[BEGIN Supplied material]
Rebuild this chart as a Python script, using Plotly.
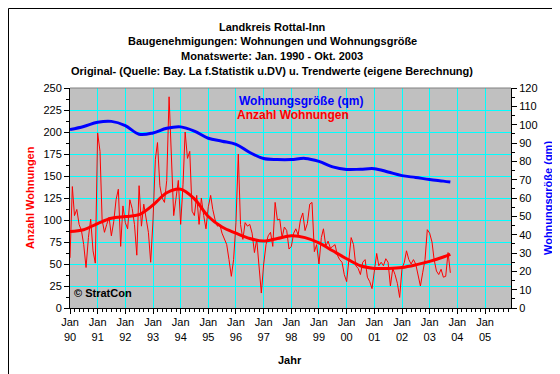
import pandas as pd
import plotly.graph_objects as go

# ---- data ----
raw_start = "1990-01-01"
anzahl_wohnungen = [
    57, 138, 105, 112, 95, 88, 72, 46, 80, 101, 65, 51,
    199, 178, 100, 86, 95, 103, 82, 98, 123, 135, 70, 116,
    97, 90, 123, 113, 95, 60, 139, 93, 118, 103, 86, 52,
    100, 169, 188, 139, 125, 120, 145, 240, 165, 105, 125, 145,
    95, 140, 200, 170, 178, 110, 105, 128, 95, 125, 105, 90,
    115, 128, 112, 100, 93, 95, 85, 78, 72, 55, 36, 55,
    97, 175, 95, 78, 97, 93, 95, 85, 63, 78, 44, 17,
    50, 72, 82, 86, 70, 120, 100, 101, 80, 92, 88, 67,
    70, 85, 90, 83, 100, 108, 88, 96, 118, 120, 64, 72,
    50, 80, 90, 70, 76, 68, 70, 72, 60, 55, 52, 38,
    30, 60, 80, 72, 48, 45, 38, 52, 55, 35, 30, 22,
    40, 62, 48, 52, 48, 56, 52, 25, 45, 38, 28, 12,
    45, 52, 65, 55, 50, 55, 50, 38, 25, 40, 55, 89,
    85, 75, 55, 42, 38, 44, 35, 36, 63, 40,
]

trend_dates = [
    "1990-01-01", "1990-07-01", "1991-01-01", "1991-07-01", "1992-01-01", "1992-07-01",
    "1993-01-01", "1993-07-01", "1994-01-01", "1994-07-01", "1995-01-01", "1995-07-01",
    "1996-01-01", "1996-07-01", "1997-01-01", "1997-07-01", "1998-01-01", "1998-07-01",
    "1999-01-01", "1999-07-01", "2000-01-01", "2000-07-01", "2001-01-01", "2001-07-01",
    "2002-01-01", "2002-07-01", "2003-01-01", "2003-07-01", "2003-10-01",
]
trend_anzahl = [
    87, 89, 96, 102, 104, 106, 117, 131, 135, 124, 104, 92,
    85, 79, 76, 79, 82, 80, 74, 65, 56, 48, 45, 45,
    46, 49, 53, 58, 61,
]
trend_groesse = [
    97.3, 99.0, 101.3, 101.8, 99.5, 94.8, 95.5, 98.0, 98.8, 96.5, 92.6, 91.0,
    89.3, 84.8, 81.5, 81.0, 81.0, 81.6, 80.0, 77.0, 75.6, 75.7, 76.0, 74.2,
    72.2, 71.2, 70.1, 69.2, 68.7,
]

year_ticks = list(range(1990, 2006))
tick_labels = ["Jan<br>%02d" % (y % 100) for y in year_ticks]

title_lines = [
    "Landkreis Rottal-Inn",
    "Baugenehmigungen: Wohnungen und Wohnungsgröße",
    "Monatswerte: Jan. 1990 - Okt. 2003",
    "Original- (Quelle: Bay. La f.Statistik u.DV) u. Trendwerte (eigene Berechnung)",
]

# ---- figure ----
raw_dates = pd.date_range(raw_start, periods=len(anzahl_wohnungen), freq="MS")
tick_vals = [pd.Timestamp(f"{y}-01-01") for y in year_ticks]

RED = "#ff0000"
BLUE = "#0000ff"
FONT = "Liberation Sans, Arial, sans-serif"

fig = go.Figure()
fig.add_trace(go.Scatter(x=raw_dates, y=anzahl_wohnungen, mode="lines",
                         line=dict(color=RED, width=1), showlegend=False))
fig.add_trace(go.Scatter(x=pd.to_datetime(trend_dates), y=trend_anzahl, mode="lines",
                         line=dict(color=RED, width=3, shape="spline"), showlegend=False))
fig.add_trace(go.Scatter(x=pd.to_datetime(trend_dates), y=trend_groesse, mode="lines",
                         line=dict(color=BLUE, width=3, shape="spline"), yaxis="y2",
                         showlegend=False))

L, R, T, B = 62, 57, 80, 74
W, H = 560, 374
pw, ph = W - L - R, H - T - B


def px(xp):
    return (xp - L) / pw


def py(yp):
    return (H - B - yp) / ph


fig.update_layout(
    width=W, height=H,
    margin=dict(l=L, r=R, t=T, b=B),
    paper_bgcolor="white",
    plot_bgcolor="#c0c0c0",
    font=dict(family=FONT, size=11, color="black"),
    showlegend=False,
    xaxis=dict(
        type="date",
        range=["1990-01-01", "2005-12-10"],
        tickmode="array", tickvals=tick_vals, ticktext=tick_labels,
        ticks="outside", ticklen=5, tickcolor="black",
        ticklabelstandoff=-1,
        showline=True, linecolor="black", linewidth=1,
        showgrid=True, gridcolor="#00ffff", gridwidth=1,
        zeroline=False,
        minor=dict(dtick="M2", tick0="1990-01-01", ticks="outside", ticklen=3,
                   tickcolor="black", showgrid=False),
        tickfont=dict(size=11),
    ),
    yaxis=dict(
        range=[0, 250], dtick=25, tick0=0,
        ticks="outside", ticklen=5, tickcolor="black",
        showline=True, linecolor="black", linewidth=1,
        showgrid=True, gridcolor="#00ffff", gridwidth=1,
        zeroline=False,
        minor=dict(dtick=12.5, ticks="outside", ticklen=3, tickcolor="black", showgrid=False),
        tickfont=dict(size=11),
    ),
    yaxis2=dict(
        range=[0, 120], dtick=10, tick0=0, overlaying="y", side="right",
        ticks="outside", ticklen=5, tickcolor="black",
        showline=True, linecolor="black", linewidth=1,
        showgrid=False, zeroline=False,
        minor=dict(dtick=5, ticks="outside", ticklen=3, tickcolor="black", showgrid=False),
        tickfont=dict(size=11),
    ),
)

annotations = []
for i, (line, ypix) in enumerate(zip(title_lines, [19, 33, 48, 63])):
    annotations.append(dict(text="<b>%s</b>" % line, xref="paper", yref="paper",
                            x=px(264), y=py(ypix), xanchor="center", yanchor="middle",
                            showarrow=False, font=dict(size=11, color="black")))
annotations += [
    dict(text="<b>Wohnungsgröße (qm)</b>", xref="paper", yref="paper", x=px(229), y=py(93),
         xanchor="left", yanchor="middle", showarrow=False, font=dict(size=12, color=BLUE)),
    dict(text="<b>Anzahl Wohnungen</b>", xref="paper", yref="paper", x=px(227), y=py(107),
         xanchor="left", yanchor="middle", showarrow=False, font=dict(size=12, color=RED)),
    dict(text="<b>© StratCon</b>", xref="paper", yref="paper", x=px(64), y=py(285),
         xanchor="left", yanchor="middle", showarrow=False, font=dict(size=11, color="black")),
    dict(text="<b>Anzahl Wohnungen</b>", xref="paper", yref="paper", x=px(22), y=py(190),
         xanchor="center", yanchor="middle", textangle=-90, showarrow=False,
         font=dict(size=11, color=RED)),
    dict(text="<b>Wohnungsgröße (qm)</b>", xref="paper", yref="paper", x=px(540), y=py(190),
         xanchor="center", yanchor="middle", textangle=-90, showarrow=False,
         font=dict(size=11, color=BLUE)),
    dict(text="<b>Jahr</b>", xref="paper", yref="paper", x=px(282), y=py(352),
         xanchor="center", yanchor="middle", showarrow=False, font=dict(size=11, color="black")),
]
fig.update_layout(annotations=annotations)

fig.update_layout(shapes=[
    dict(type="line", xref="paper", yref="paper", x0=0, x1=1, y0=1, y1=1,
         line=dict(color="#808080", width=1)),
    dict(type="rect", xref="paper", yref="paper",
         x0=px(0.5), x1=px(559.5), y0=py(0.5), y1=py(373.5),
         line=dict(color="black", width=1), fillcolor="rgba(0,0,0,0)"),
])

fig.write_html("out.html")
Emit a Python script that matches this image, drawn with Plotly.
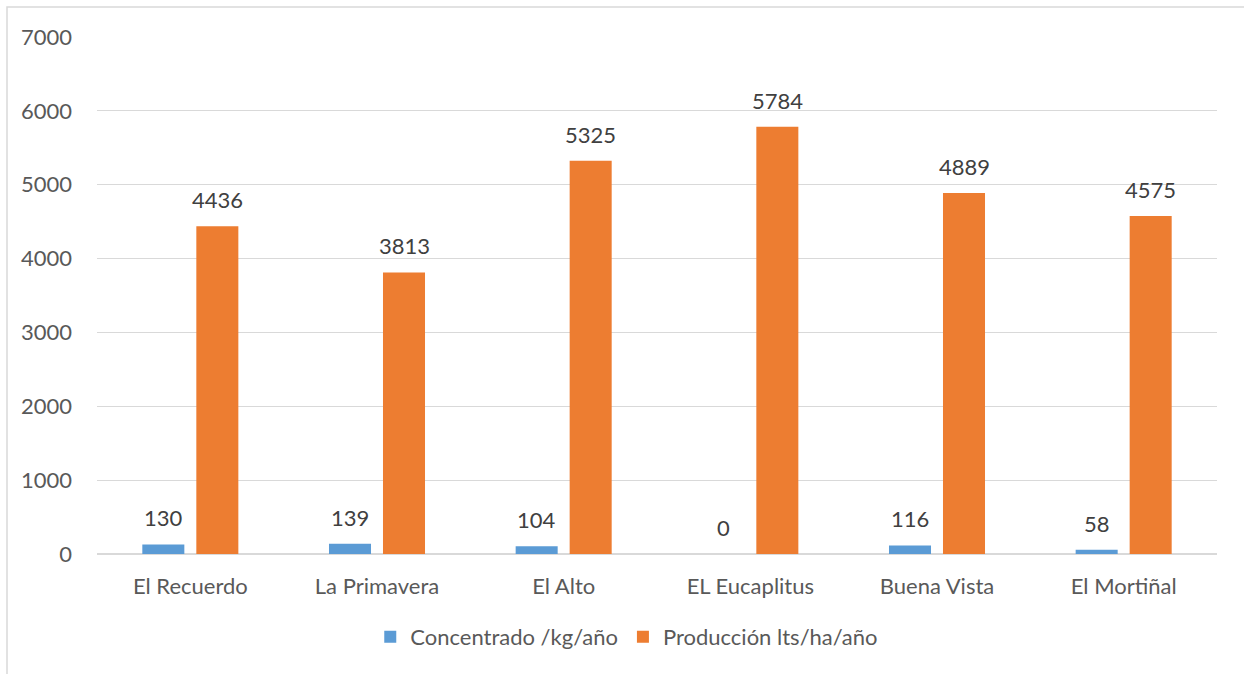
[END Supplied material]
With the pictures left out, transcribe the material exactly.

Worked solution:
Rebuild this chart as a Python script, using Plotly.
import pandas as pd
import plotly.graph_objects as go

# ---- data ----
raw_start = "1990-01-01"
anzahl_wohnungen = [
    57, 138, 105, 112, 95, 88, 72, 46, 80, 101, 65, 51,
    199, 178, 100, 86, 95, 103, 82, 98, 123, 135, 70, 116,
    97, 90, 123, 113, 95, 60, 139, 93, 118, 103, 86, 52,
    100, 169, 188, 139, 125, 120, 145, 240, 165, 105, 125, 145,
    95, 140, 200, 170, 178, 110, 105, 128, 95, 125, 105, 90,
    115, 128, 112, 100, 93, 95, 85, 78, 72, 55, 36, 55,
    97, 175, 95, 78, 97, 93, 95, 85, 63, 78, 44, 17,
    50, 72, 82, 86, 70, 120, 100, 101, 80, 92, 88, 67,
    70, 85, 90, 83, 100, 108, 88, 96, 118, 120, 64, 72,
    50, 80, 90, 70, 76, 68, 70, 72, 60, 55, 52, 38,
    30, 60, 80, 72, 48, 45, 38, 52, 55, 35, 30, 22,
    40, 62, 48, 52, 48, 56, 52, 25, 45, 38, 28, 12,
    45, 52, 65, 55, 50, 55, 50, 38, 25, 40, 55, 89,
    85, 75, 55, 42, 38, 44, 35, 36, 63, 40,
]

trend_dates = [
    "1990-01-01", "1990-07-01", "1991-01-01", "1991-07-01", "1992-01-01", "1992-07-01",
    "1993-01-01", "1993-07-01", "1994-01-01", "1994-07-01", "1995-01-01", "1995-07-01",
    "1996-01-01", "1996-07-01", "1997-01-01", "1997-07-01", "1998-01-01", "1998-07-01",
    "1999-01-01", "1999-07-01", "2000-01-01", "2000-07-01", "2001-01-01", "2001-07-01",
    "2002-01-01", "2002-07-01", "2003-01-01", "2003-07-01", "2003-10-01",
]
trend_anzahl = [
    87, 89, 96, 102, 104, 106, 117, 131, 135, 124, 104, 92,
    85, 79, 76, 79, 82, 80, 74, 65, 56, 48, 45, 45,
    46, 49, 53, 58, 61,
]
trend_groesse = [
    97.3, 99.0, 101.3, 101.8, 99.5, 94.8, 95.5, 98.0, 98.8, 96.5, 92.6, 91.0,
    89.3, 84.8, 81.5, 81.0, 81.0, 81.6, 80.0, 77.0, 75.6, 75.7, 76.0, 74.2,
    72.2, 71.2, 70.1, 69.2, 68.7,
]

year_ticks = list(range(1990, 2006))
tick_labels = ["Jan<br>%02d" % (y % 100) for y in year_ticks]

title_lines = [
    "Landkreis Rottal-Inn",
    "Baugenehmigungen: Wohnungen und Wohnungsgröße",
    "Monatswerte: Jan. 1990 - Okt. 2003",
    "Original- (Quelle: Bay. La f.Statistik u.DV) u. Trendwerte (eigene Berechnung)",
]

# ---- figure ----
raw_dates = pd.date_range(raw_start, periods=len(anzahl_wohnungen), freq="MS")
tick_vals = [pd.Timestamp(f"{y}-01-01") for y in year_ticks]

RED = "#ff0000"
BLUE = "#0000ff"
FONT = "Liberation Sans, Arial, sans-serif"

fig = go.Figure()
fig.add_trace(go.Scatter(x=raw_dates, y=anzahl_wohnungen, mode="lines",
                         line=dict(color=RED, width=1), showlegend=False))
fig.add_trace(go.Scatter(x=pd.to_datetime(trend_dates), y=trend_anzahl, mode="lines",
                         line=dict(color=RED, width=3, shape="spline"), showlegend=False))
fig.add_trace(go.Scatter(x=pd.to_datetime(trend_dates), y=trend_groesse, mode="lines",
                         line=dict(color=BLUE, width=3, shape="spline"), yaxis="y2",
                         showlegend=False))

L, R, T, B = 62, 57, 80, 74
W, H = 560, 374
pw, ph = W - L - R, H - T - B


def px(xp):
    return (xp - L) / pw


def py(yp):
    return (H - B - yp) / ph


fig.update_layout(
    width=W, height=H,
    margin=dict(l=L, r=R, t=T, b=B),
    paper_bgcolor="white",
    plot_bgcolor="#c0c0c0",
    font=dict(family=FONT, size=11, color="black"),
    showlegend=False,
    xaxis=dict(
        type="date",
        range=["1990-01-01", "2005-12-10"],
        tickmode="array", tickvals=tick_vals, ticktext=tick_labels,
        ticks="outside", ticklen=5, tickcolor="black",
        ticklabelstandoff=-1,
        showline=True, linecolor="black", linewidth=1,
        showgrid=True, gridcolor="#00ffff", gridwidth=1,
        zeroline=False,
        minor=dict(dtick="M2", tick0="1990-01-01", ticks="outside", ticklen=3,
                   tickcolor="black", showgrid=False),
        tickfont=dict(size=11),
    ),
    yaxis=dict(
        range=[0, 250], dtick=25, tick0=0,
        ticks="outside", ticklen=5, tickcolor="black",
        showline=True, linecolor="black", linewidth=1,
        showgrid=True, gridcolor="#00ffff", gridwidth=1,
        zeroline=False,
        minor=dict(dtick=12.5, ticks="outside", ticklen=3, tickcolor="black", showgrid=False),
        tickfont=dict(size=11),
    ),
    yaxis2=dict(
        range=[0, 120], dtick=10, tick0=0, overlaying="y", side="right",
        ticks="outside", ticklen=5, tickcolor="black",
        showline=True, linecolor="black", linewidth=1,
        showgrid=False, zeroline=False,
        minor=dict(dtick=5, ticks="outside", ticklen=3, tickcolor="black", showgrid=False),
        tickfont=dict(size=11),
    ),
)

annotations = []
for i, (line, ypix) in enumerate(zip(title_lines, [19, 33, 48, 63])):
    annotations.append(dict(text="<b>%s</b>" % line, xref="paper", yref="paper",
                            x=px(264), y=py(ypix), xanchor="center", yanchor="middle",
                            showarrow=False, font=dict(size=11, color="black")))
annotations += [
    dict(text="<b>Wohnungsgröße (qm)</b>", xref="paper", yref="paper", x=px(229), y=py(93),
         xanchor="left", yanchor="middle", showarrow=False, font=dict(size=12, color=BLUE)),
    dict(text="<b>Anzahl Wohnungen</b>", xref="paper", yref="paper", x=px(227), y=py(107),
         xanchor="left", yanchor="middle", showarrow=False, font=dict(size=12, color=RED)),
    dict(text="<b>© StratCon</b>", xref="paper", yref="paper", x=px(64), y=py(285),
         xanchor="left", yanchor="middle", showarrow=False, font=dict(size=11, color="black")),
    dict(text="<b>Anzahl Wohnungen</b>", xref="paper", yref="paper", x=px(22), y=py(190),
         xanchor="center", yanchor="middle", textangle=-90, showarrow=False,
         font=dict(size=11, color=RED)),
    dict(text="<b>Wohnungsgröße (qm)</b>", xref="paper", yref="paper", x=px(540), y=py(190),
         xanchor="center", yanchor="middle", textangle=-90, showarrow=False,
         font=dict(size=11, color=BLUE)),
    dict(text="<b>Jahr</b>", xref="paper", yref="paper", x=px(282), y=py(352),
         xanchor="center", yanchor="middle", showarrow=False, font=dict(size=11, color="black")),
]
fig.update_layout(annotations=annotations)

fig.update_layout(shapes=[
    dict(type="line", xref="paper", yref="paper", x0=0, x1=1, y0=1, y1=1,
         line=dict(color="#808080", width=1)),
    dict(type="rect", xref="paper", yref="paper",
         x0=px(0.5), x1=px(559.5), y0=py(0.5), y1=py(373.5),
         line=dict(color="black", width=1), fillcolor="rgba(0,0,0,0)"),
])

fig.write_html("out.html")
Emit a Python script that matches this image, drawn with Plotly.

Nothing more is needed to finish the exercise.